Recent Jurisprudence – Promissory Notes. The Court has an Obligation to Protect the Human Right to Freedom from Usury, by Adrian Salgado

February 24, 2016
Recent Jurisprudence – Promissory Notes. The Court has an Obligation to Protect the Human Right to Freedom from Usury, by Adrian Salgado

The Third Collegiate Court of the Twenty-Seventh Circuit recently published legal opinion number XXVII.3o. J/30 (10a.) titled: Promissory Notes. Even in the Case of a Default Judgment, the Court has the Obligation to Protect and Safeguard the Human Right to Freedom from Usury.” In this legal opinion, the Court found that the failure to respond by a defendant leading to a default judgment does not constitute a legal impediment to analyzing the factors listed by the First Chamber of the Supreme Court of Justice of the Nation (SJNC) in another legal opinion as a guide for evaluating the excessive nature of an interest rate in an objective manner.
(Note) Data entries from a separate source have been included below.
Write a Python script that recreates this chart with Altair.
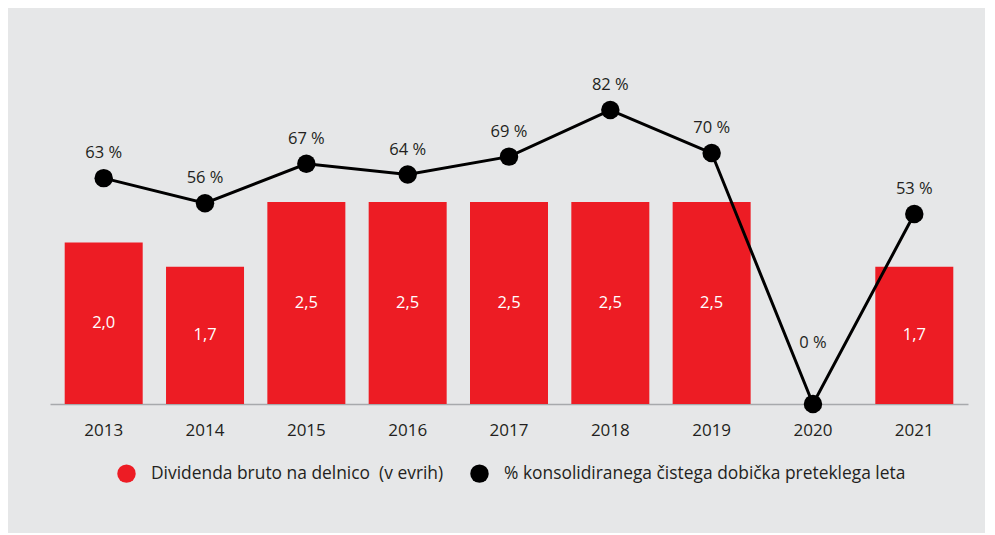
import altair as alt
import pandas as pd

years = ["2013", "2014", "2015", "2016", "2017", "2018", "2019", "2020", "2021"]
dividend = [2.0, 1.7, 2.5, 2.5, 2.5, 2.5, 2.5, 0.0, 1.7]
payout = [63, 56, 67, 64, 69, 82, 70, 0, 53]

S_BAR = "Dividenda bruto na delnico\u00a0\u00a0(v evrih)"
S_LINE = "% konsolidiranega čistega dobička preteklega leta"

RED = "#ED1C24"
BLACK = "#000000"
TXT = "#231F20"
BG = "#E6E7E8"
FONT = "Open Sans"

df = pd.DataFrame({"year": years, "dividend": dividend, "payout": payout})
df["s_bar"] = S_BAR
df["s_line"] = S_LINE
bars_df = df[df["dividend"] > 0]

x = alt.X("year:N", title=None, sort=years,
          scale=alt.Scale(paddingInner=0.23, paddingOuter=0.145),
          axis=alt.Axis(labelAngle=0, labelFontSize=17, labelColor=TXT, labelFont=FONT,
                        ticks=False, tickSize=0, labelPadding=18,
                        domainColor="#A7A9AC", domainWidth=1.5, grid=False))

cscale = alt.Scale(domain=[S_BAR, S_LINE], range=[RED, BLACK])
legend = alt.Legend(title=None, orient="none", direction="horizontal",
                    legendX=67, legendY=390, symbolType="circle",
                    symbolSize=340, symbolStrokeWidth=0,
                    labelFontSize=17.4, labelColor=TXT, labelFont=FONT,
                    labelOffset=15, columnPadding=26, labelLimit=700)

ybar_scale = alt.Scale(domain=[0, 4.084])
yline_scale = alt.Scale(domain=[0, 92.05])

base_bar = alt.Chart(bars_df)
bars = base_bar.mark_bar(size=78).encode(
    x=x, y=alt.Y("dividend:Q", scale=ybar_scale, axis=None),
    color=alt.Color("s_bar:N", scale=cscale, legend=legend))

bar_text = base_bar.transform_calculate(
    half="datum.dividend / 2",
    lab="replace(format(datum.dividend, '.1f'), '.', ',')"
).mark_text(color="white", fontSize=16.5, font=FONT, baseline="middle").encode(
    x=x, y=alt.Y("half:Q", scale=ybar_scale, axis=None),
    text="lab:N")

base_line = alt.Chart(df)
line = base_line.mark_line(strokeWidth=3).encode(
    x=x, y=alt.Y("payout:Q", scale=yline_scale, axis=None),
    color=alt.Color("s_line:N", scale=cscale, legend=None))

points = base_line.mark_point(filled=True, size=340, opacity=1).encode(
    x=x, y=alt.Y("payout:Q", scale=yline_scale, axis=None),
    color=alt.Color("s_line:N", scale=cscale, legend=None))

pct_lab = base_line.transform_calculate(lab="datum.payout + ' %'")
labels_main = pct_lab.transform_filter("datum.payout > 0").mark_text(
    fontSize=16.5, font=FONT, color=TXT, baseline="middle", dy=-25).encode(
    x=x, y=alt.Y("payout:Q", scale=yline_scale, axis=None), text="lab:N")
labels_zero = pct_lab.transform_filter("datum.payout == 0").mark_text(
    fontSize=16.5, font=FONT, color=TXT, baseline="middle", dy=-61).encode(
    x=x, y=alt.Y("payout:Q", scale=yline_scale, axis=None), text="lab:N")

chart = alt.layer(
    alt.layer(bars, bar_text),
    alt.layer(line, points, labels_main, labels_zero),
).resolve_scale(y="independent").properties(
    width=918, height=330,
    padding={"left": 42, "top": 66, "right": 17, "bottom": 129},
    autosize=alt.AutoSizeParams(type="none"),
    background=BG,
).configure_view(stroke=None)

chart.save("out.html", embed_options={"renderer": "svg", "actions": False})
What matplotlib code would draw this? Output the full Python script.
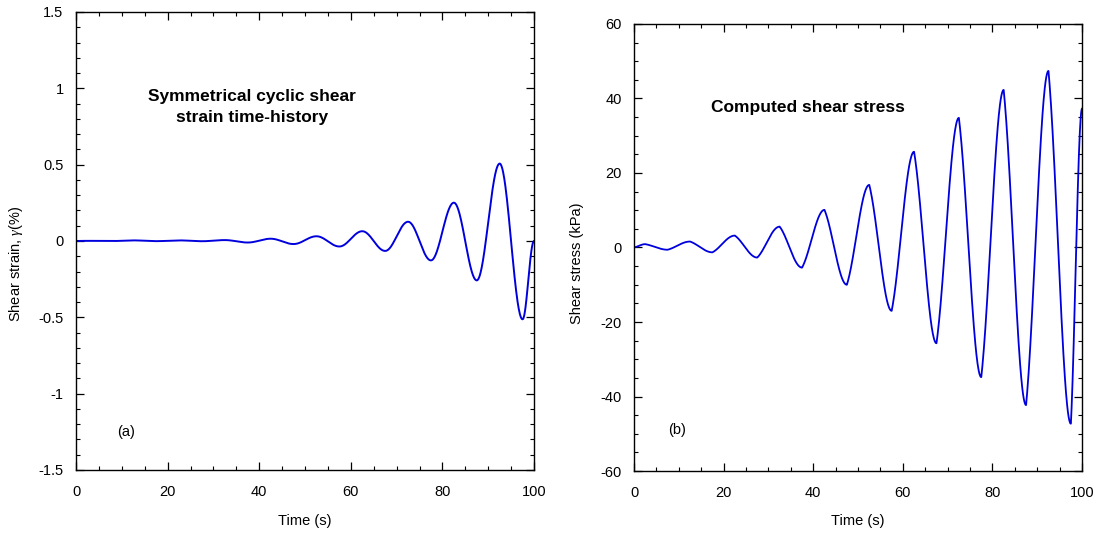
import numpy as np
import matplotlib
matplotlib.use("Agg")
import matplotlib.pyplot as plt
from matplotlib.ticker import MultipleLocator

plt.rcParams['font.family'] = ['Liberation Sans', 'DejaVu Sans']
plt.rcParams['mathtext.fontset'] = 'custom'
plt.rcParams['mathtext.it'] = 'Liberation Serif:italic'
plt.rcParams['axes.unicode_minus'] = False

# times of the turning points (s)
t_knots = [0, 2.5, 7.5, 12.5, 17.5, 22.5, 27.5, 32.5, 37.5, 42.5, 47.5,
           52.5, 57.5, 62.5, 67.5, 72.5, 77.5, 82.5, 87.5, 92.5, 97.5, 100]

# shear strain at the turning points (%)
strain_knots = [0, 0.001, -0.0005, 0.004, -0.001, 0.004, -0.0015, 0.006, -0.01,
                0.015, -0.02, 0.031, -0.036, 0.064, -0.065, 0.126, -0.127,
                0.251, -0.258, 0.507, -0.513, 0.0]

# shear stress at the turning points (kPa)
stress_knots = [0, 0.9, -0.6, 1.6, -1.3, 3.2, -2.7, 5.6, -5.4, 10.1, -10.0,
                16.8, -17.0, 25.7, -25.7, 34.8, -34.8, 42.3, -42.3, 47.4, -47.3, 37.3]


def trace(tk, yk, w):
    # joins the turning points; w > 0 makes the curve leave each reversal steeply
    ts, ys = [], []
    for i in range(len(tk) - 1):
        s = np.linspace(0, 1, 60, endpoint=False)
        f = w * np.sin(np.pi * s / 2) + (1 - w) * (1 - np.cos(np.pi * s)) / 2
        ts.append(tk[i] + (tk[i + 1] - tk[i]) * s)
        ys.append(yk[i] + (yk[i + 1] - yk[i]) * f)
    ts.append([tk[-1]])
    ys.append([yk[-1]])
    return np.concatenate(ts), np.concatenate(ys)


t1, g = trace(t_knots, strain_knots, 0.0)
t2, tau = trace(t_knots, stress_knots, 0.45)

fig = plt.figure(figsize=(10.97, 5.33), dpi=100)
ax1 = fig.add_axes([0.0693, 0.1182, 0.4175, 0.8593])
ax2 = fig.add_axes([0.578, 0.1163, 0.4084, 0.8387])

col = '#0000dd'
ax1.plot(t1, g, color=col, lw=1.4)
ax2.plot(t2, tau, color=col, lw=1.3)

ax1.set_xlim(0, 100)
ax1.set_ylim(-1.5, 1.5)
ax1.xaxis.set_major_locator(MultipleLocator(20))
ax1.xaxis.set_minor_locator(MultipleLocator(5))
ax1.yaxis.set_minor_locator(MultipleLocator(0.1))
ax1.set_yticks([-1.5, -1, -0.5, 0, 0.5, 1, 1.5])
ax1.set_yticklabels(['-1.5', '-1', '-0.5', '0', '0.5', '1', '1.5'])

ax2.set_xlim(0, 100)
ax2.set_ylim(-60, 60)
ax2.xaxis.set_major_locator(MultipleLocator(20))
ax2.xaxis.set_minor_locator(MultipleLocator(5))
ax2.yaxis.set_major_locator(MultipleLocator(20))
ax2.yaxis.set_minor_locator(MultipleLocator(5))

for ax in (ax1, ax2):
    ax.tick_params(which='both', direction='in', top=True, right=True,
                   labelsize=10.5)
    ax.tick_params(axis='x', which='both', pad=11)
    ax.tick_params(axis='y', which='both', pad=9)
    ax.tick_params(which='major', length=6, width=0.9)
    ax.tick_params(which='minor', length=3, width=0.8)
    for sp in ax.spines.values():
        sp.set_linewidth(1.0)
    ax.set_xlabel('Time (s)', fontsize=10.5)

ax1.xaxis.set_label_coords(0.5, -0.096)
ax2.xaxis.set_label_coords(0.5, -0.096)
ax1.set_ylabel(r'Shear strain, $\gamma$(%)', fontsize=10.5)
ax1.yaxis.set_label_coords(-0.111, 0.45)
ax2.set_ylabel('Shear stress (kPa)', fontsize=10.5)
ax2.yaxis.set_label_coords(-0.112, 0.465)

ax1.text(38.4, 0.88, 'Symmetrical cyclic shear\nstrain time-history', ha='center',
         va='center', fontsize=12.5, fontweight='bold', linespacing=1.5)
ax1.text(10.9, -1.25, '(a)', ha='center', va='center', fontsize=10.5)

ax2.text(38.9, 37.7, 'Computed shear stress', ha='center', va='center',
         fontsize=12.5, fontweight='bold')
ax2.text(9.6, -49, '(b)', ha='center', va='center', fontsize=10.5)

fig.savefig('out.png', dpi=100)
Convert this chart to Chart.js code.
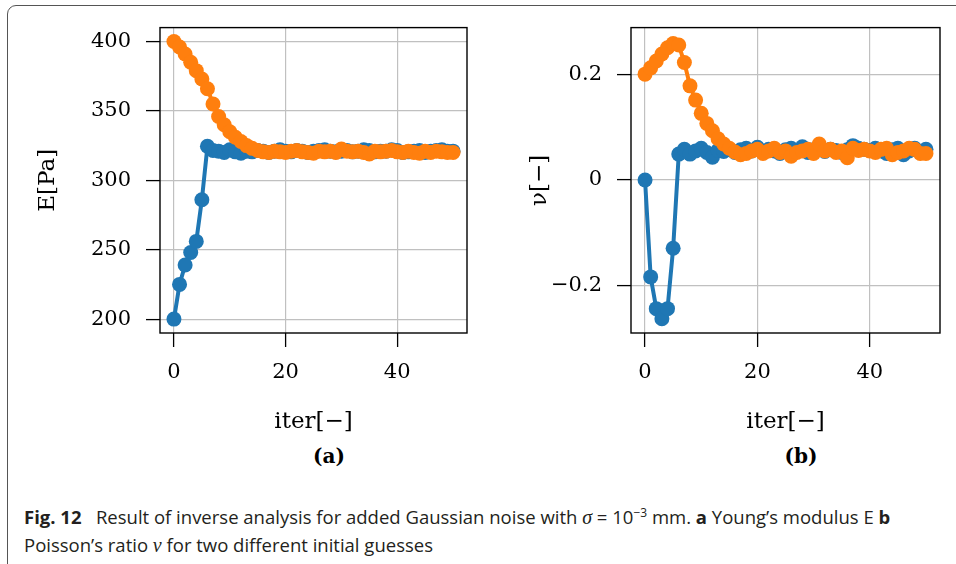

The foregoing takes into account that the Court has the capacity and obligation to protect and safeguard the human right to freedom from usury, in accordance with that established by the Federal Constitution, and in the American Convention on Human Rights, further considering that from a practical point of view, some of the factors referenced by the First Chamber of the SJNC are disclosed in the information contained in the lawsuit (such as the specific facts of the case). Moreover, other relevant facts in these cases do not require introduction of evidence by the parties as they are disclosed on official printed or electronic materials as they relate to financial indicators.